First, I'll assume that the amount won is in fact $\$k$, not $\$n$, which I don't think would make a lot of sense.
Second, I'll assume that the player is trying to maximize her expected payoff and plays optimally. (You hadn't stated those assumptions.)
Third, to simplify things, I'll assume that $n$ is even; doing the same thing for $n$ odd is straightforward.
Let's work backwards. The expected payoff if she uses her third try is $(n+1)/2$, so she'll use it if she got less than that on the second try. The expected value of the second try is thus $((n/2+1+n)/2+(n+1)/2)/2=5n/8+1/2$, and she'll use it if she got less than that on the first try.

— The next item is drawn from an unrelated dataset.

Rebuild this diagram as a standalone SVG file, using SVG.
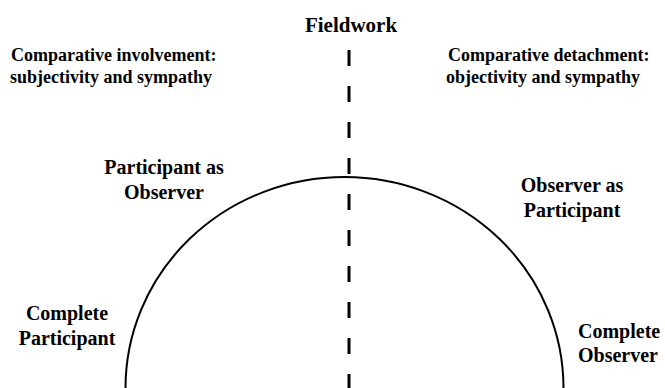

Thus, there's a $1/n$ probability for each of the numbers from $\lceil5n/8+1/2\rceil$ to $n$ from the first try, then there's a $\lfloor5n/8+1/2\rfloor/n^2$ probability for each of the numbers from $n/2+1$ to $n$ from the second try, and then there's a $\lfloor5n/8+1/2\rfloor/(2n^2)$ probability for each of the numbers from $1$ to $n$ from the third try. (These all add up.)
There's a slight complication in that sometimes (e.g. for odd $n$ if the second draw yields $(n+1)/2$) the two strategies have the same expected payoff but lead to different probabilities; you didn't specify what would hppen in such a case.